Well, it killed the Bengals when Miami finally did stop them on third down in overtime with Cameron Wake's safety. It's clear that Wake was the player of the game and part of the reason why Miami's pass defense got a better grade than it might have deserved.
Special Teams: What's wrong with Caleb Sturgis? It seemed like a lot was wrong when he missed his first field goal from 34 yards out.
But then he hit the field goal to tie the game from 44 yards out and seemingly redeemed himself.
Coaching: Joe Philbin and Mike Sherman did everything right except a few questionable play calls in overtime.
One play saw the Dolphins passing it on 3rd-and-1; the other saw Daniel Thomas get the carries despite Lamar Miller running for an average of 6.6 yards per carry.
However, this was also their best coached game of the season, which I would've thought even if they had lost the game. Miami faced a lot of adversity during this short week, and the coaching staff looked like it would be on the ropes at the end of the season (they still might be).
This victory does get Miami firmly back into the playoff chase, though, and their schedule does get a bit easier from here.
They should be prepared to play a bad Tampa Bay Buccaneers team with an 11-day break, right?
First-Half Analysis for the Miami Dolphins
Pass Offense: Ryan Tannehill had a slow start in the first half but then showed improvement as the Dolphins' running game established itself, throwing for 98 yards while going 8-of-12. I'm sure there's absolutely no correlation between the running game getting established and the passing game getting better.
Run Offense: Other than a Lamar Miller fumble, the running game has been unstoppable. Lamar Miller has 89 yards on 11 carries, Daniel Thomas has 39 yards on nine carries, Charles Clay has a carry that went for 13 yards, and Tannehill himself got a touchdown on a quarterback sneak.

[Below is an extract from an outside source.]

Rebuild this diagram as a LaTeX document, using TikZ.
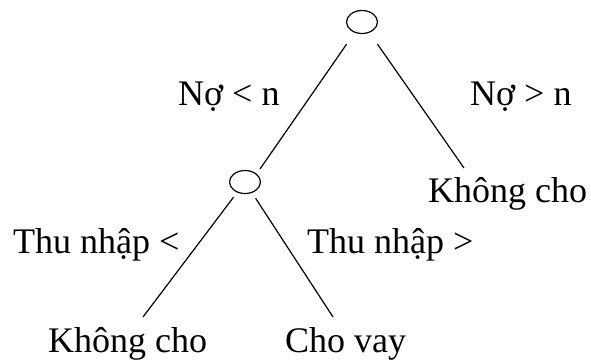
\documentclass[tikz,border=0pt]{standalone}
\usepackage{fontspec}
\setmainfont{Liberation Serif}
\usetikzlibrary{shapes.geometric}
\begin{document}
\begin{tikzpicture}[x=1pt,y=-1pt,
  decision/.style={ellipse,draw,line width=1.2pt,minimum width=31pt,minimum height=23pt,inner sep=0pt},
  edge/.style={line width=1.2pt},
  lbl/.style={anchor=base west,inner sep=0pt,font=\fontsize{36}{40}\selectfont}]
\useasboundingbox (0,0) rectangle (591,360);
\node[decision] (top) at (362,22) {};
\node[decision] (mid) at (245,182) {};
\node[lbl] (lno) at (178,105) {Nợ < n};
\node[lbl] (rno) at (470,105) {Nợ > n};
\node[lbl] (kc1) at (428,202) {Không cho};
\node[lbl] (tl) at (13,253) {Thu nhập <};
\node[lbl] (tr) at (307,253) {Thu nhập >};
\node[lbl] (kc2) at (48,352) {Không cho};
\node[lbl] (cv) at (285,352) {Cho vay};
\coordinate (e1) at (260,169);
\coordinate (e2) at (464,168);
\coordinate (e3) at (143,317);
\coordinate (e4) at (333,317);
\draw[edge,shorten <=14pt] (top) -- (e1);
\draw[edge,shorten <=14pt] (top) -- (e2);
\draw[edge,shorten <=6pt] (mid) -- (e3);
\draw[edge,shorten <=6.5pt] (mid) -- (e4);
\end{tikzpicture}
\end{document}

The Dolphins' run-blocking is dominating the Bengals' run defense, and it likely will stay that way with Geno Smith out for the rest of the game, per Armando Salguero of the Miami Herald. Hopefully Mike Sherman remembers this as we get into the second half.
Run Defense: Well, by no means was the run defense "great." it was good in the first half, but great? I can't say that.
Pass Defense: Could this be the game where Miami's defensive front plays to the best of their ability on pass defense? So far, yes. There's been a sack and strip by Cameron Wake (along with another sack) and constant pressure on Andy Dalton.
The downside: The linebackers and secondary have been allowing big plays in the passing game. Thankfully for the Dolphins, none of them have come back to haunt them, but Dimitri Patterson made a big play at the end of the first half picking off Andy Dalton.
Special Teams: Brandon Fields gets an A for his excellent punts. Caleb Sturgis gets an F for missing a 34-yard field goal (even though he did hit a 36-yarder at the end of the half). Marcus Thigpen gets a C because he's been neither excellent nor terrible. An overall C seems right for this unit.
Coaching: At times the play-calling was maddening; however, the use of the running game has been superb, while the team has been well-disciplined, with zero penalties so far. Good job so far, Dolphins coaching staff, but I said that last week and look what happened.